RDC : Drôle de justice pour un responsable de l’opposition

RDC : Drôle de justice pour un responsable de l’opposition

Enfermé depuis 75 jours, la santé de Salomon Kalonda inquiète.

Mon frère est quelqu’un de très pudique. Il préférera rester dans sa cellule plutôt qu’apparaître diminué”, explique Moïse Moni Della, le “grand frère” de Salomon Kalonda, le conseiller politique de Moïse Katumbi, le principal opposant qui se dresse sur la route du second mandat rêvé par Félix Tshisekedi. Le “grand frère”, joint à Kisangani, évoque un “dossier politique” , “une détention arbitraire”.À travers Salomon, c’est Moïse Katumbi qui est visé”, poursuit-il, lui qui a passé plus de cinq mois dans les geôles congolaises fin 2016, sous le régime Kabila, accusé d’être l’auteur intellectuel d’émeutes qui ont fait plus de 50 morts en septembre 2017.

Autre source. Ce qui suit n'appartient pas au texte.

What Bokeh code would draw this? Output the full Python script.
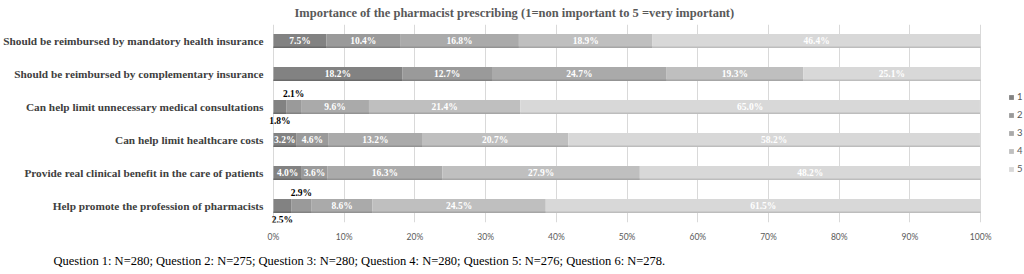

“j’étais détenu pour n’avoir rien fait”, nous expliquait-il lors à sa sortie de prison. Des termes qu’il applique aujourd’hui à son “petit frère” arrêté violemment, le 30 mai dernier, sur le tarmac de l’aéroport international de Ndjili, alors qu’il s’apprêtait à monter dans un avion en direction de Lubumbashi. Depuis, l’homme est détenu dans la prison militaire de Ndolo. La semaine dernière, souffrant, le détenu a été emmené pour quelques examens médicaux. Deux jours plus tard, il retournait à l’hôpital pour une journée d’examens. “Le médecin a prescrit douze jours de soins”, explique un de ses visiteurs. “Ce n’est pas banal, poursuit un de ses avocats qui pointe du doigt les lenteurs de l’administration à entendre “les appels du corps médical”.

“On nous explique que la demande doit suivre la voie hiérarchique”, poursuit, excédé, un de ses défenseurs. Dans les rangs militaires, certains expliquent que “dans ce dossier, pour remonter aux vrais donneurs d’ordre, il faut remonter très très haut dans la hiérarchie militaire”. Une remarque qui, pour beaucoup, confirme la portée très politique de ce dossier.

Des charges très légères ?

“Le dossier est vide”, explique un de ses avocats. “La seule chose que je puisse vous dire, c »est que les raisons pour lesquelles on l’avait interpellé, notamment, la détention du fameux pistolet Jéricho, n’ont même pas été retenues”, ajoute Me Hervé Diakiese, un autre avocat de l’équipe de Salomon Kalonda qui s’exprimait ce mercredi midi sur les ondes de la radio Top Congo.

“On a le sentiment que l’arrestation a précédé la collecte des informations et des preuves”, s’étonne un diplomate occidental sous couvert d’anonymat. L’homme tente un parallèle avec le dossier de l’assassinat de Chérubin Okende, le porte-parole du parti de Moïse Katumbi, retrouvé assassiné au volant de sa voiture le 13 juillet dernier. “Dans les deux affaires, la justice, qu’elle soit civile ou militaire, a été prompte pour échafauder les scénarios qui l’intéressaient… avant de devoir faire marche arrière, souvent discrètement, face à la réalité des faits. Le malaise est réel et les derniers éléments du dossier Kalonda sont très inquiétants”, poursuit-il, mettant en exergue “les délais très serrés accordés aux avocats pour préparer la défense de M. Kalonda”.

On a été avisé lundi de la fixation de sa comparution jeudi, explique un de ses avocats. Les délais sont incroyablement courts d’autant que, jusqu’à ce 15 août nous n’avons pas eu accès au dossier. C’est très problématique. On pourrait penser que ça démontre surtout une volonté de condamner notre client en ne nous permettant pas de préparer sereinement sa défense”, poursuit un de ses défenseurs qui espère “obtenir un délai supplémentaire” pour préparer la défense. “Pendant des semaines, le dossier s’est traîné et soudainement tout doit s’accélérer. Pourquoi ? Que signifie cette soudaine frénésie qui ne correspond pas au temps de la justice. On ne peut s’empêcher de penser que des ordres clairs ont été transmis”.

La poursuite d’un opposant, l’élimination d’un autre à la veille d’un scrutin majeur, met sérieusement en doute la perspective d’un passage par les urnes apaisé, démocratique et inclusif, comme le réclame la communauté internationale depuis des mois aux responsables congolais déjà arrivés au pouvoir en 2018 dans un climat aussi contesté que douteux.